Students as Partners Initiative

Faculty and student working together

"Students as partners" repositions students as collaborators in the processes of teaching and learning, empowering students to be actively engaged in, and share the responsibility for, the experience of learning as agents in the construction of it.

An in-depth exploration of "students as partners" can be found in the following Higher Education Academy (UK) report, "Engagement through partnership: students as partners in learning and teaching in higher education" (Healy, et. al., 2014). Healey characterizes "students as partners" projects as facilitating “a relationship in which all involved – students, academics, professional services staff, senior managers, students’ unions, and so on – are actively engaged in and stand to gain from the process of learning and working together” (2014, p. 12). Partnering with students in the development of the teaching and learning environment is a meaningful opportunity to develop important academic and transferable skills as well as foster a student-centered learning environment. As such, the partnership program seeks to engage students in different projects and activities, including, but not limited to:

  • Co-designing and contributing to the development of courses and curriculum.
  • Offering in-depth feedback around issues related to classroom instructional approaches.
  • Helping design course materials such as assessments, content within Canvas sites, and multimedia tools.
  • Formatting and preparing assessments.
  • Incorporating educational technologies, whether online or face-to-face.
  • Designing and working on a limited Scholarship of Teaching and Learning (SoTL) project that can be developed over a term or year.

What does "students as partners" work look like?

While students as partners work can take many different forms, the focus must be fundamentally and rigorously collaborative, one that examines perceived hierarchies between instructors and students with the aim of creating learning environments characterized by discovery, self-awareness, and sense of belonging.” In addition, the way in which this work is represented must also include a plurality of voices: faculty members or instructors and students must both contribute to the realization and dissemination of "students as partners" work. 

Deakin University’s annual case studies of students as partners initiatives and Elon University’s open publication "The Power of Partnership,"  written from both the instructional and student perspectives, offer insights into the value of students as partners initiatives.

 

What are the benefits of engaging in "students as partners" projects?

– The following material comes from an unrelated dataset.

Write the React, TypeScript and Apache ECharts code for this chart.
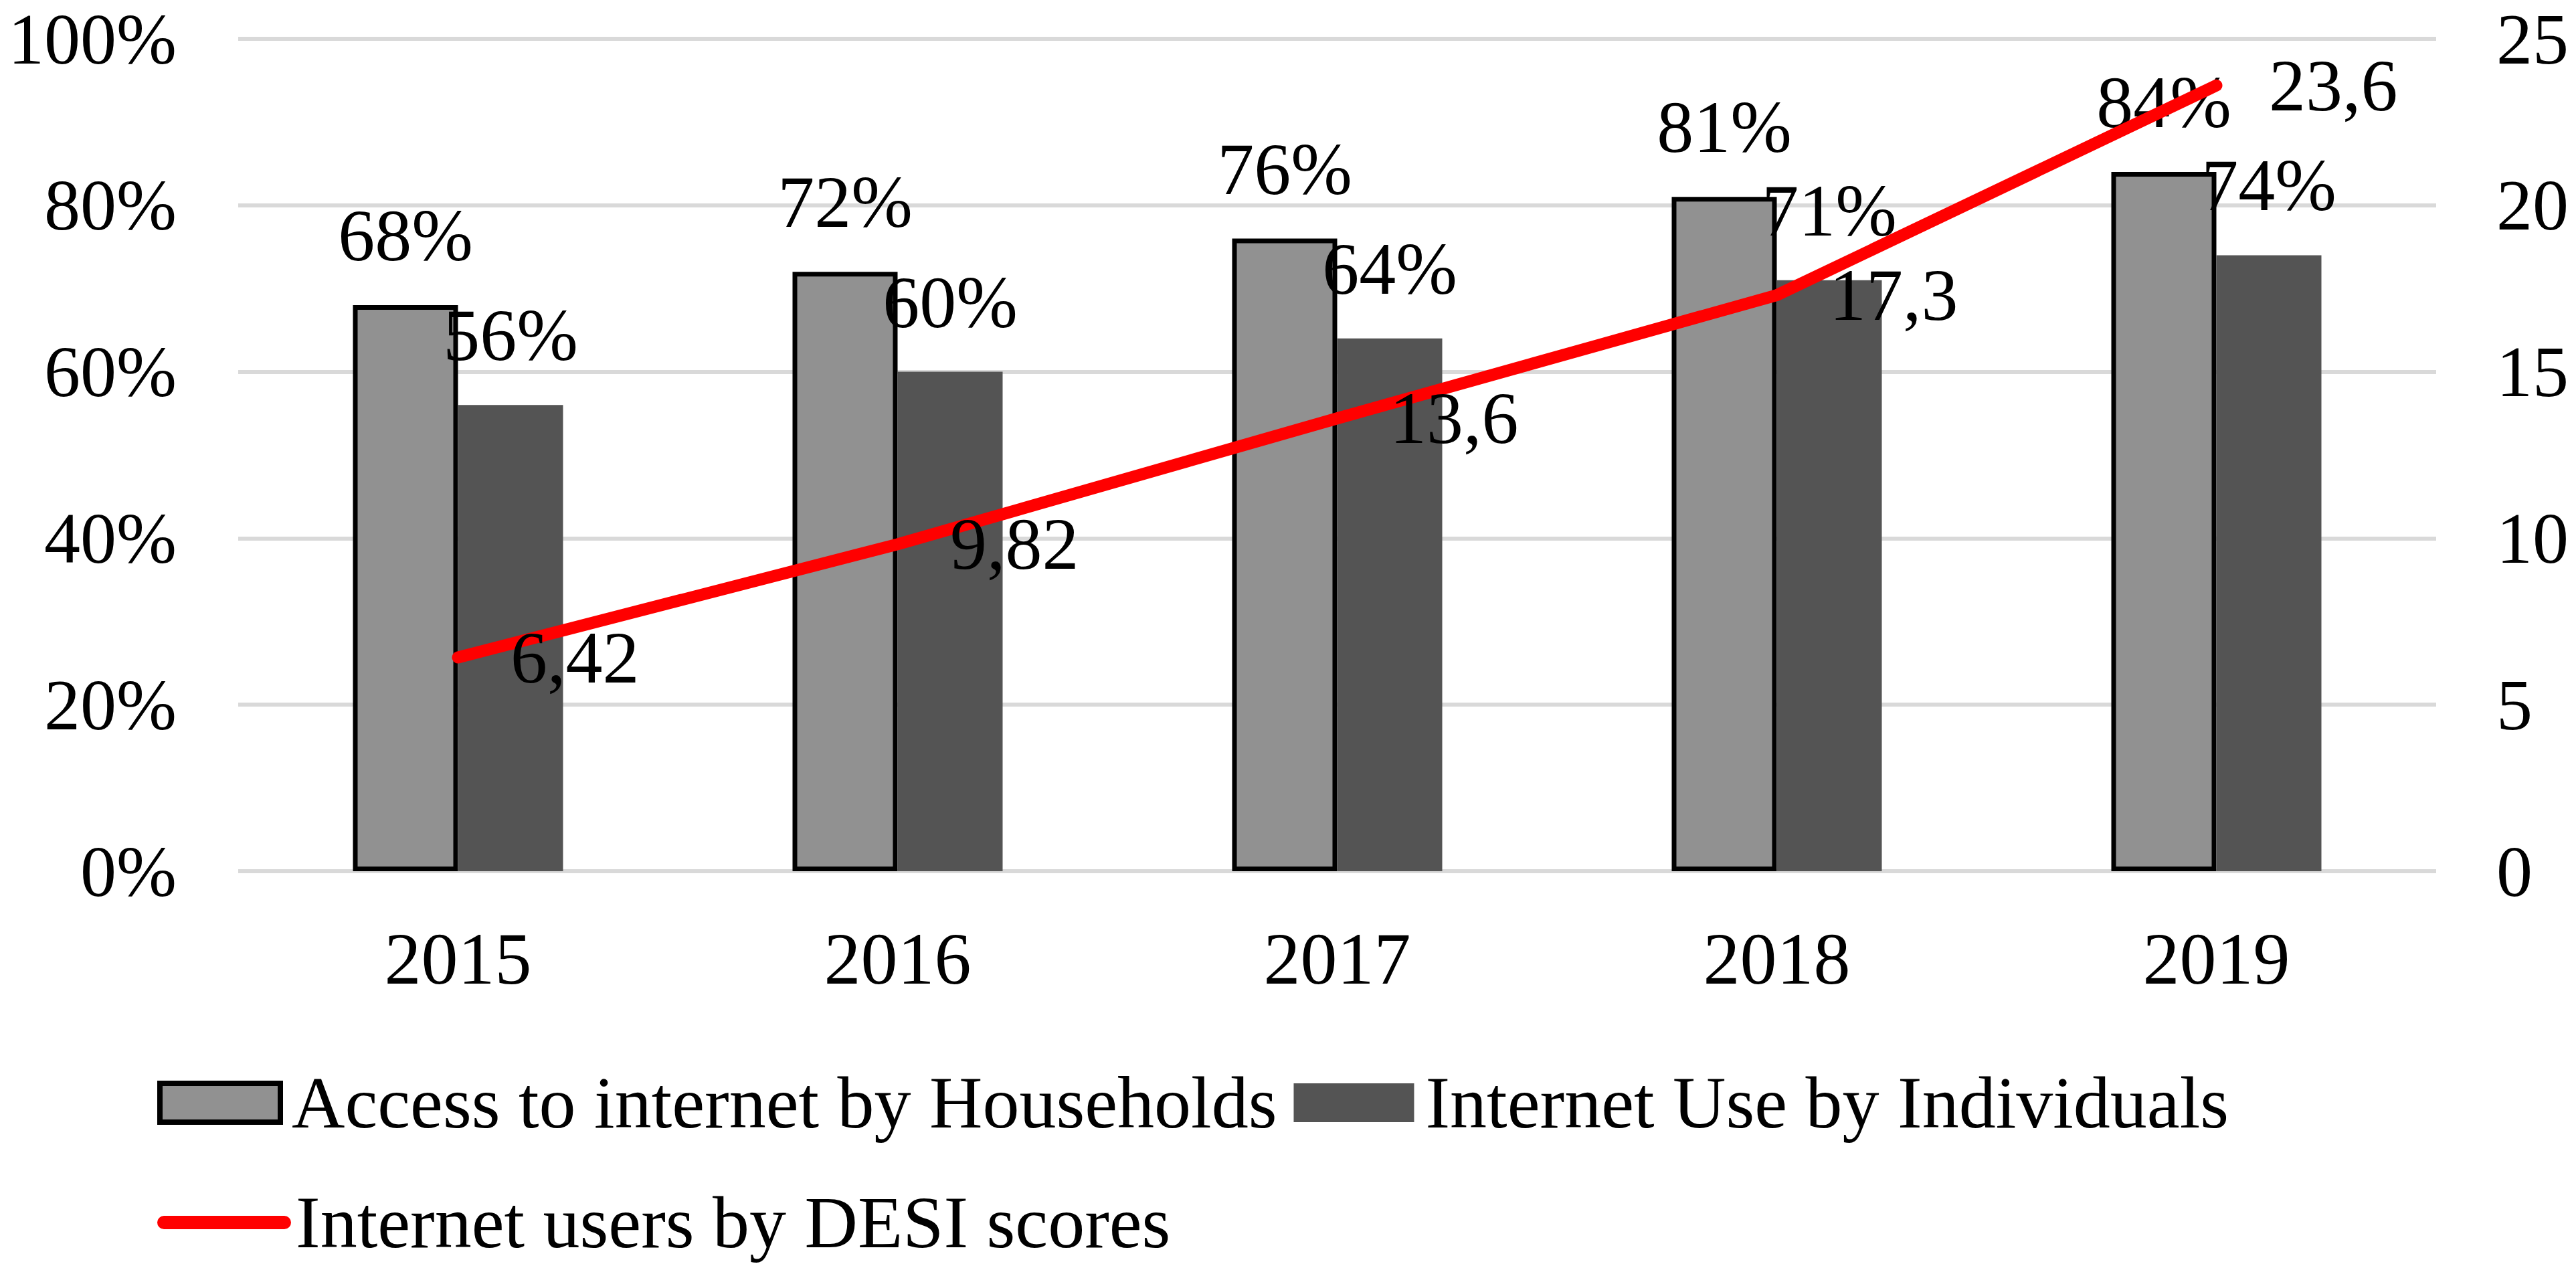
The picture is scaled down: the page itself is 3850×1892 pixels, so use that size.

review of 65 empirical studies (PDF, 1.1MB), as outlined by the The University of Queensland's Institute for Teaching and Learning Innovation, published on Students as Partners in university teaching and learning (2011 to 2015) reported a range of beneficial outcomes for both students and instructors.

For students:

  • increased student engagement/motivation/ownership for learning
  • increased student confidence/self-efficacy
  • increased understanding of one another's experiences (e.g. students understanding staff experiences)
  • enhanced relationship of trust between students and staff
  • increased student learning about their own learning (metacognitive learning, self-evaluation, self-awareness)
  • increased sense of belonging to university or discipline or community
  • improved student content/discipline learning (actual or perceived)
  • positively shifted identity as student/learner/person/professional
  • enhanced student-student relationships.

For instructors:

  • enhanced relationship of trust between students and instructors
  • development of new or better teaching or curriculum materials
  • new beliefs about teaching and learning that changes instructional approaches for the better
  • deeper understanding of teaching as a collaborative process to foster learning.

 

How should we identify potential "students as partners" projects? 

 

Collaboration mindset image

While many of us feel that we are already working with students as partners, the specific framework of "students as partners" encourages us to adopt an intentional and deep collaborative stance with and towards our students. 

The article, "Five Propositions for Genuine Students as Partners Practice" (Matthews, 2017), provides a good primer on how to approach this work. The five interrelated principles for good practice in partnership guide meaningful, power-sharing, and influential approaches across a diverse range of institutional and "students as partners" contexts:

1. Foster partnerships

Ideally, institutions will direct attention to the experiences of students as the focus of partnership work and investigate how instructors and students can work together.

2. Nurture power-sharing relationships through dialogue and reflection

Power, whether discussed or left unspoken, is always a factor in student-instructor partnership interactions. 

3. Accept partnership as a process with uncertain outcomes

Partnership is defined by the process of working together. As such, the outcomes of students and instructors engaging as partners may be unknown at the beginning of the joint endeavor but that allows for unique insights to be gained.

4. Engage in ethical partnerships

Engaging in partnership should be governed by ethical guidelines: who benefits from the work and how?

5. Enact partnership for transformation

Transformation begins through our own active reflection and ongoing dialogue with others about who engages and why in partnership, what it means for higher education, and how we advocate for "students as partners" more widely.